Hot dog – Kebbab : 0 – 0

Roland Barthes cherchait par goût le degré zéro de l’écriture. Toutes choses égales par ailleurs, je me suis demandé si on pouvait se fixer ou trouver, au risque du dégoût, un degré zéro de la nourriture. Pas nécessairement dans les lieux de vente alimentaires où j’irai mettre mon nez, le moment venu. Mais sur les lieux mêmes de la consommation alimentaire, pour la mise en bouche directe.

J’aurais pu cracher mon venin sur une table indigne de la ville, prendre le masque du Zorro zélé pour infliger le zéro pointé. Mais pourquoi se fâcher d’entrée avec le voisinage, coller une gamelle à un brave restaurateur qui ne vous a rien demandé ?
Non, allons un peu plus loin, un peu plus bas, histoire de fixer ce point zéro d’où il faut partir. On pourra ainsi mesurer toute la marge qui nous sépare du bon, tout le chemin à parcourir pour retrouver le goût et les bonnes choses.
Ce point d’origine, au plus bas de l’échelle, je crois l’avoir trouvé non pas en position assise mais en station debout. Station, c’est bien le terme, car impossible de bouger, des minutes durant, dans ma file d’attente littéralement paralysée. Allez savoir pourquoi, je suis à la buvette du DFCO, mais rien ne se passe. A la mi-temps, je pouvais espérer en buvette un petit en-cas moins insipide que le jeu de mon équipe, un peu fâchée avec le ballon depuis quelque temps.
La patience confine désormais à l’héroïsme. Un petit œil sur l’offre, kebbab ou hot dog, hot dog ou kebbab. Rien ne bouge. La frite résiste, l’huile ne peut en venir à bout. Le jeu va reprendre, la file s’anime comme par miracle. Je touche enfin, avec mon hot-dog-frites, le Graal et le gras d’une témérité récompensée.
La déception n’en sera que plus amère. Il faut renoncer à la moindre saveur agréable, dans le cumul d’un pain sec et rabougri, d’une saucisse défaite, exténuée, avec de pâles et tristes frites définitivement promises à la congélation du goût. Bien sûr, c’est déjà un mérite de proposer buvette, mais à rimer avec cuvette, on finit par toucher le fond.
Rien ne condamne pourtant à la défaite du goût, surtout quand on va au plus simple, au plus rudimentaire de l’offre alimentaire.
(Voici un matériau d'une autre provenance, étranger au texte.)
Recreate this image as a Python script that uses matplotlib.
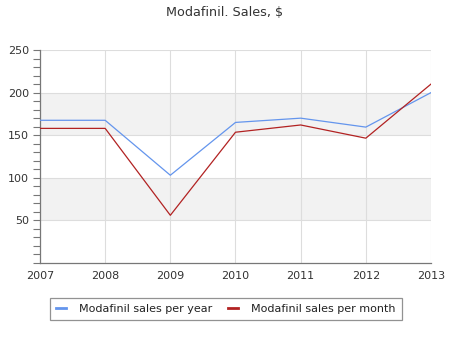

Pourquoi ne pas imaginer un jour, une buvette plus accueillante et conviviale, réconciliée avec les produits et les saveurs. Allez, on y croit, comme on croit en notre équipe de coeur. Comme le souligne un bel aphorisme Marseillais, repris par les poètes de l’OM, on ne tire pas plus sur buvette en temps de pot, que sur ambulance en temps de paix.